The planned €3.7bn Metro North line which will link Dublin city centre with the airport and Swords could end up costing €8bn to €9bn, take up to 10 years to complete and bring traffic to a virtual standstill, a business association warned last week.
"Based on past performance by Department of Transport on Luas red and green lines estimated at €400m – actual cost €800m and integrated ticketing now at €50m and no delivery on street – it is difficult for the business community to believe that a 'financial envelope' of €4bn will not become €8bn to €9bn to complete construction," the City Centre Business Association said in submission to the joint committee on transport report.
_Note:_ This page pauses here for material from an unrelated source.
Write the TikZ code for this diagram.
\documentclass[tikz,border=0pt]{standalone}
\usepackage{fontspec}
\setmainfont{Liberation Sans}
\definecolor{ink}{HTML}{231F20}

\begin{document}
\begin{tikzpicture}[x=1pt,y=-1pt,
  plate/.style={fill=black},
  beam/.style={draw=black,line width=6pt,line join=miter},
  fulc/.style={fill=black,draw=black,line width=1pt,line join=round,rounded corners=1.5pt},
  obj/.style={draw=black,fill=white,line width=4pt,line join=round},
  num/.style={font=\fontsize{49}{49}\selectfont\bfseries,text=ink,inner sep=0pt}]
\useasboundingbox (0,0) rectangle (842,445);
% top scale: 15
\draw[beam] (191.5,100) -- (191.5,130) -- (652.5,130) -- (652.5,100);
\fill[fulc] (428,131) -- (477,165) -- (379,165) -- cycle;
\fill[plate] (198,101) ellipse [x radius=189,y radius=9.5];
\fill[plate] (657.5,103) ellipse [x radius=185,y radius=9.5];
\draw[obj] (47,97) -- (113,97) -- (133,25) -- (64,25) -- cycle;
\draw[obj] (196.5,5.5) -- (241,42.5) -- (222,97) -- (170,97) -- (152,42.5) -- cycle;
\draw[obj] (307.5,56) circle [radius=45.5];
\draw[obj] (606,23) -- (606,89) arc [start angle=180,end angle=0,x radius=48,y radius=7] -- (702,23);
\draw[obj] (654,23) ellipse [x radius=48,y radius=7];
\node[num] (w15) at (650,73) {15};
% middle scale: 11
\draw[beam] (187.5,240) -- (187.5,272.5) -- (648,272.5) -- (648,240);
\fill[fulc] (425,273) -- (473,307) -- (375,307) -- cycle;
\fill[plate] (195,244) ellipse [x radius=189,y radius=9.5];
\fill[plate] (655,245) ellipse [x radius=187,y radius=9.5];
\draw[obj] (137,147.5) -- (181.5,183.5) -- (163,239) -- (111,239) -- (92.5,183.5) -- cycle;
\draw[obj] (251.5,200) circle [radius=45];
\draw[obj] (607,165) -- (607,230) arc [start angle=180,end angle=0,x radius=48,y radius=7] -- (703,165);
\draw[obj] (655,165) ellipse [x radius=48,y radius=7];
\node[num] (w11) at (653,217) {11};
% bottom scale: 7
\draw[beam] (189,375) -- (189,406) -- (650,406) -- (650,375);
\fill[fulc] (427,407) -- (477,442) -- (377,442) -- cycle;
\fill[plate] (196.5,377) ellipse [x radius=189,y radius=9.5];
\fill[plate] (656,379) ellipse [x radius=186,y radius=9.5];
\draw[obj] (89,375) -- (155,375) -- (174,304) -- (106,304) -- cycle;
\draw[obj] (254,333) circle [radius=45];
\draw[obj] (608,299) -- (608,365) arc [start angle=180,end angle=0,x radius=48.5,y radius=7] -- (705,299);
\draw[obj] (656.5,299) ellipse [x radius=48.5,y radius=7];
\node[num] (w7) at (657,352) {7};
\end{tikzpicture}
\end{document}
The association warned the current six-year timeframe for the project does not take into account the digging up of gas, telecom and electrical works which could see the project taking eight to 10 years to complete.
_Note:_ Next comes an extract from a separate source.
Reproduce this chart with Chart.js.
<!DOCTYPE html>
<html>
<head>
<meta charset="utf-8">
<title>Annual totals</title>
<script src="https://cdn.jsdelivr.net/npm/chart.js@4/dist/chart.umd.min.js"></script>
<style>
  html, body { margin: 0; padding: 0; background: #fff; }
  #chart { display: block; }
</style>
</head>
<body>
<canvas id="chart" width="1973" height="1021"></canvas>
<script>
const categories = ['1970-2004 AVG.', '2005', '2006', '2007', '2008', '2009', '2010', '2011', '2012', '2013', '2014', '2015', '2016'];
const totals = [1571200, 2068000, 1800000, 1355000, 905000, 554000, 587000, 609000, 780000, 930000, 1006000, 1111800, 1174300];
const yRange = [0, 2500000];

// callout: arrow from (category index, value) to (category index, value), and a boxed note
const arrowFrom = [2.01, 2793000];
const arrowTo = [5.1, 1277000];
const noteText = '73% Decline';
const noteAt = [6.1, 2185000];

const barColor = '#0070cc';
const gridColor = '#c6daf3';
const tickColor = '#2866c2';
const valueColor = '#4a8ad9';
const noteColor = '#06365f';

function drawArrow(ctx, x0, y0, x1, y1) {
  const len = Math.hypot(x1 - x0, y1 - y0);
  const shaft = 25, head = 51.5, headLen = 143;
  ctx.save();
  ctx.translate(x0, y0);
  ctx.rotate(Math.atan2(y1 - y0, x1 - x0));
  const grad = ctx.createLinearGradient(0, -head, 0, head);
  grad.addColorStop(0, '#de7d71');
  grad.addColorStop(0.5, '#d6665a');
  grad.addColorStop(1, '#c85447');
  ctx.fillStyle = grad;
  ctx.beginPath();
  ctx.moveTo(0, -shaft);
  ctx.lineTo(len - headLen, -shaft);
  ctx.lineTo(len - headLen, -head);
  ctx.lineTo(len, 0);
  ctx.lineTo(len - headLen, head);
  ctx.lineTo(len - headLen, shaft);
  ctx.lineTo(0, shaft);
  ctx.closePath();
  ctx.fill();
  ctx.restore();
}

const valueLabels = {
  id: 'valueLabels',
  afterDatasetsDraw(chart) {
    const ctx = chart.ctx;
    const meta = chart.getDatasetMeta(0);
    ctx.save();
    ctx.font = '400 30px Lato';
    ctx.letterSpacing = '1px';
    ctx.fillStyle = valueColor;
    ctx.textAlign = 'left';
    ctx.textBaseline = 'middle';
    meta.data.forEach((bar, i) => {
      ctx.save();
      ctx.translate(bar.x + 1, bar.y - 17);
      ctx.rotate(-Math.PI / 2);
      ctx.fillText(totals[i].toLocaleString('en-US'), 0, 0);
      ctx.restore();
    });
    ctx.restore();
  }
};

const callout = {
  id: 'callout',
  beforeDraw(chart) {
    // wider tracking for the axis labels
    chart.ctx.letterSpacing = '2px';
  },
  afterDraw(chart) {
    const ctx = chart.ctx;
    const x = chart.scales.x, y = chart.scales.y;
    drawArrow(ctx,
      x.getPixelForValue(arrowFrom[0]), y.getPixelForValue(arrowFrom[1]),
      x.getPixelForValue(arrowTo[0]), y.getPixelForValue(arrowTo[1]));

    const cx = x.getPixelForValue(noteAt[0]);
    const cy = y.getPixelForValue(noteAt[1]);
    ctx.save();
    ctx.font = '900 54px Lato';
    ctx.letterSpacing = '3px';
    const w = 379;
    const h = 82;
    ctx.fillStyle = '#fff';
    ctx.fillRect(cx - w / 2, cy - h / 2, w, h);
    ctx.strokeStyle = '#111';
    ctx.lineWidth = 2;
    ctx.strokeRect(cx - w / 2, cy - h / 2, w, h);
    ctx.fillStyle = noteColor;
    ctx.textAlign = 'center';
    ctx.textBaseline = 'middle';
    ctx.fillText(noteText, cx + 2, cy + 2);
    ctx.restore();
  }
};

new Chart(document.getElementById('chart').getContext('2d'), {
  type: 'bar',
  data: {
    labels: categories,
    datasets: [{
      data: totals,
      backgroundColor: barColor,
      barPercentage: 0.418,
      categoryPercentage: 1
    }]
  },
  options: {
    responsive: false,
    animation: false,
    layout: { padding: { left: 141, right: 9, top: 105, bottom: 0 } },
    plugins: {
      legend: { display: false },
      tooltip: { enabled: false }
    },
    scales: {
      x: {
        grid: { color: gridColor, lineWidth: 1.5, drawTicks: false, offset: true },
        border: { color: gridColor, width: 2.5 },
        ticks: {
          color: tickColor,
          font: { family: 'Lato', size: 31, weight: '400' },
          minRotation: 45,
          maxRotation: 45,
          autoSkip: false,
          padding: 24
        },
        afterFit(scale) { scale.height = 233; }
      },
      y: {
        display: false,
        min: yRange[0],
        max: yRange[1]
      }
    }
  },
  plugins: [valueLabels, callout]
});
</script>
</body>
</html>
This will "seriously disrupt the city centre economy" with the loss of 4,000 jobs and a loss in taxes for the government of around €300m a year during construction, it said.
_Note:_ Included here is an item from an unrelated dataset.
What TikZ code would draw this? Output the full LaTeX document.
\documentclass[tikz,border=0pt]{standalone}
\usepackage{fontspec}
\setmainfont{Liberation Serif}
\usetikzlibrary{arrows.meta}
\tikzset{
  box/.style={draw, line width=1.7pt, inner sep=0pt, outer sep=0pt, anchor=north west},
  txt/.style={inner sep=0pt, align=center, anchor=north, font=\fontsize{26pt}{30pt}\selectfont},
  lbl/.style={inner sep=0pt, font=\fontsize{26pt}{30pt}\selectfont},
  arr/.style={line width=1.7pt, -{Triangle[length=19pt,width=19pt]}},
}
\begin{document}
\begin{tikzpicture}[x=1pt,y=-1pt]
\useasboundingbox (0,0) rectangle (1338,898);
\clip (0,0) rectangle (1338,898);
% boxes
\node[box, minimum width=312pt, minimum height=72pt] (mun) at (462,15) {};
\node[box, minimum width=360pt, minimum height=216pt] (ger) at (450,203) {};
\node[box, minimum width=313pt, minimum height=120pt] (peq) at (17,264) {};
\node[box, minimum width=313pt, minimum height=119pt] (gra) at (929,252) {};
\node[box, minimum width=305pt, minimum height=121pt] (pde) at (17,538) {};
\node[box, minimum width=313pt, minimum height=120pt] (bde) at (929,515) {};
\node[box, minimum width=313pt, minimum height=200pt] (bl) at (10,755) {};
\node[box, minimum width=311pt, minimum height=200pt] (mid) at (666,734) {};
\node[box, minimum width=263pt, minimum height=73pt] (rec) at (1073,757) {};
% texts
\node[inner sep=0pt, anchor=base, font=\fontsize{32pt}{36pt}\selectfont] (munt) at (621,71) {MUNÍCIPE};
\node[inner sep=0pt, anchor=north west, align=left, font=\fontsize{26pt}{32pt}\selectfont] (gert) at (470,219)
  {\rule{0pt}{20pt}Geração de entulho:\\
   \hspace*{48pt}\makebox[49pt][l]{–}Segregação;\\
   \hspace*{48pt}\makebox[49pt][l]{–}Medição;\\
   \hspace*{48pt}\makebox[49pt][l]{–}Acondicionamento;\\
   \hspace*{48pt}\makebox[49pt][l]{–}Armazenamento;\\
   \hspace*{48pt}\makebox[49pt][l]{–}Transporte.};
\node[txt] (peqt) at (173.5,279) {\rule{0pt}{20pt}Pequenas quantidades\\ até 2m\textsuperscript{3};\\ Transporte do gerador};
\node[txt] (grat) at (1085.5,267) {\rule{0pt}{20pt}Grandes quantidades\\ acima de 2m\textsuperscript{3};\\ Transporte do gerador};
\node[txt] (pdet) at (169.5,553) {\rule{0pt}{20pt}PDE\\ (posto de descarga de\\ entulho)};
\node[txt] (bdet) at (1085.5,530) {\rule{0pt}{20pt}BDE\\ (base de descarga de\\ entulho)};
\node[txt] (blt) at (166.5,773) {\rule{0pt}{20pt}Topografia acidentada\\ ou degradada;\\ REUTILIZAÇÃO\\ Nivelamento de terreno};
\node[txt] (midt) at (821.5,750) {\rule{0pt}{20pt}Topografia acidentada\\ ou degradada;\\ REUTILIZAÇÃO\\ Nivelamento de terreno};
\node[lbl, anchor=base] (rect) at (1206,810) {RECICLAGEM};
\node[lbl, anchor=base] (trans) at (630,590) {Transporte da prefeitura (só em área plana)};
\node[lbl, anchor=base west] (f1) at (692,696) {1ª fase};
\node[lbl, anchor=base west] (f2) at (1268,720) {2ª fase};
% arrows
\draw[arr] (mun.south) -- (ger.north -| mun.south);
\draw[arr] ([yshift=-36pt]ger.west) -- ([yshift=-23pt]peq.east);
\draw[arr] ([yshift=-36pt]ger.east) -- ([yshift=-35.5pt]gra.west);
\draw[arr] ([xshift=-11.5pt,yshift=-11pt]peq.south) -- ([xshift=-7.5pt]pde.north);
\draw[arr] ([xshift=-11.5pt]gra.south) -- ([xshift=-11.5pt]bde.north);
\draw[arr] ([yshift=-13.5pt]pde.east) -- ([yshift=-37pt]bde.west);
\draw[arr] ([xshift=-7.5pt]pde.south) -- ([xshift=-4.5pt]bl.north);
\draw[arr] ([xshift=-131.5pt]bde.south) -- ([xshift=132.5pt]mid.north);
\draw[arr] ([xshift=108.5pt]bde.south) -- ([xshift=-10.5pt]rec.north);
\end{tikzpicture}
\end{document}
The association also warns plans to mine down eight storeys underneath O'Connell Street, D'Olier Street, Westmoreland Street and parts of St Stephen's Green for such a lengthy period will effectively shut down the city centre.
Traffic speed in the city centre is estimated to drop from the current 12km/h to 1.5km/h during construction of the Metro, though traffic management is hoped to get that back up to 9km/h. But even if this is achieved, it will still represent a drop in city centre customers of 36.5m a year or €730m a year in business.
Though supportive of the Metro project, the association wants the government to "review" the project particularly in light of the rapidly deteriorating situation in the public finances.
"There is growing concern that the Metro North project as presently proposed is not serving the city," said the association.
Finance minister Brian Lenihan has ordered all departments to prioritise major capital projects while Taoiseach Brian Cowen told Eamon Gilmore that the government has made no decision to "drop or defer" the Metro project.
"Deputy Gilmore suggested that a decision had been made, or rather, he seemed to suggest that he had knowledge of a decision made to cancel Metro North and I clarified that that was not a correct perception," Cowen said in the Dáil earlier this month.
A spokesman for the Railway Procurement Agency said it had four preferred consortium lined up to design, build and run the Metro and is proceeding as planned. He said it would apply for a railway order/planning permission from An Bord Pleanála next month with a decision expected by next May.
While the government has already given the RPA the go ahead, the spokesman added the signing of irreversible contracts will only be made following cabinet approval.
Given the current timetable, this final decision will come before the cabinet this time next year by which time the economy may have picked up – or worsened.